Originally published here.
By H.M. Cauley, For the AJC
When classes at the Greater Atlanta Christian School went on hiatus in March, few faculty members thought the disruption would last more than a few weeks.
“Then we were told we weren’t coming back,” recalled Lisa Chase, the school’s lead environmental teacher. “All I could think about was how kids were going to be spending more time in front of their computers, without athletics and other activities to get them outside.”
While many classes have forced students to sit in front of screens, Chase took a different approach.
“In my class, we leave the computers and iPads, and spend time outside,” she said. “So I started trying to find ways to connect the curriculum with what was happening at home and to get them out of the digital world.”
Chase couldn’t replicate the Norcross school’s greenhouse, chicken coop and koi pond with its herons and frogs. Nor could she ask her third, fourth and fifth graders to grow their own aquaponic plants.
“Not everyone even has a garden, but I wanted to bridge what we do at school and how it applies to their homes,” she said.

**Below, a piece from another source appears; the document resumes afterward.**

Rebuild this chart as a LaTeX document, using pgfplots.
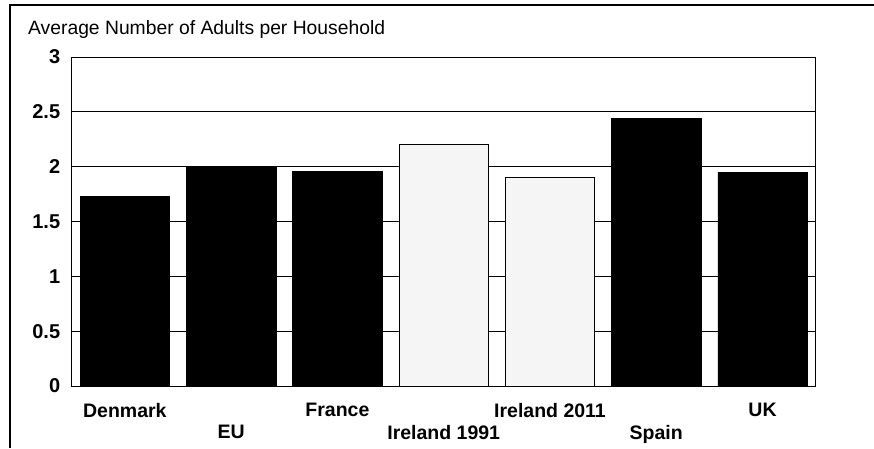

So Chase began by turning her students’ attention to birds. “At this time of the season, there’s a lot of migration and baby birds. I asked them to observe birds in different places, and it was interesting to see that they were learning and hearing things they never had.”
The results were impressively creative. One student conducted a neighborhood safari that involved drawing animals and putting them in the scene. Another took a collection of stuffed birds and put them in trees, then narrated a video of them ala British natural historian David Attenborough.
“He even did it in a British accent that made me giggle,” said Chase.
Her next idea was to tap into that perennial kid-pleaser: worms.
“At school, we have compost with worms, and the kids love to get their hands in there and play with them,” she said. “We talk about taking care of the Earth by recycling and how other creatures are decomposers. So I wanted to engage them to think about where they’d find things that are decomposing around where they live.”
Students were challenged to get outside, discover places where worms abound and send in photos. The top responses earned special recognition: a visit from Chase’s “Prize Wagon” – her car packed with goodies such as small flowerpots, insect pencils, organic gummy candies and a recipe for dessert dubbed “worms and dirt.”
Chase’s car is now part of her classroom as she drives an average of 110 miles on prize days to deliver rewards to as many as four students who live as close as Norcross and as far as Braselton.
“The kids are very excited to see me and their prizes,” she said. “If I give them something to cook or make, I get pictures later in the week. I gave them bug jars, and I got emails about how they can’t wait to spend the summer with lightning bugs on their nightstands.”
Being out in the natural world has other benefits, Chase points out. “So many studies talk about how being in nature encourages kids to be more creative. They see the creativity in nature, and that also reduces depression. At the same time, I don’t want them to miss out on this part of their learning, even though they’re mostly inside and not going anywhere.”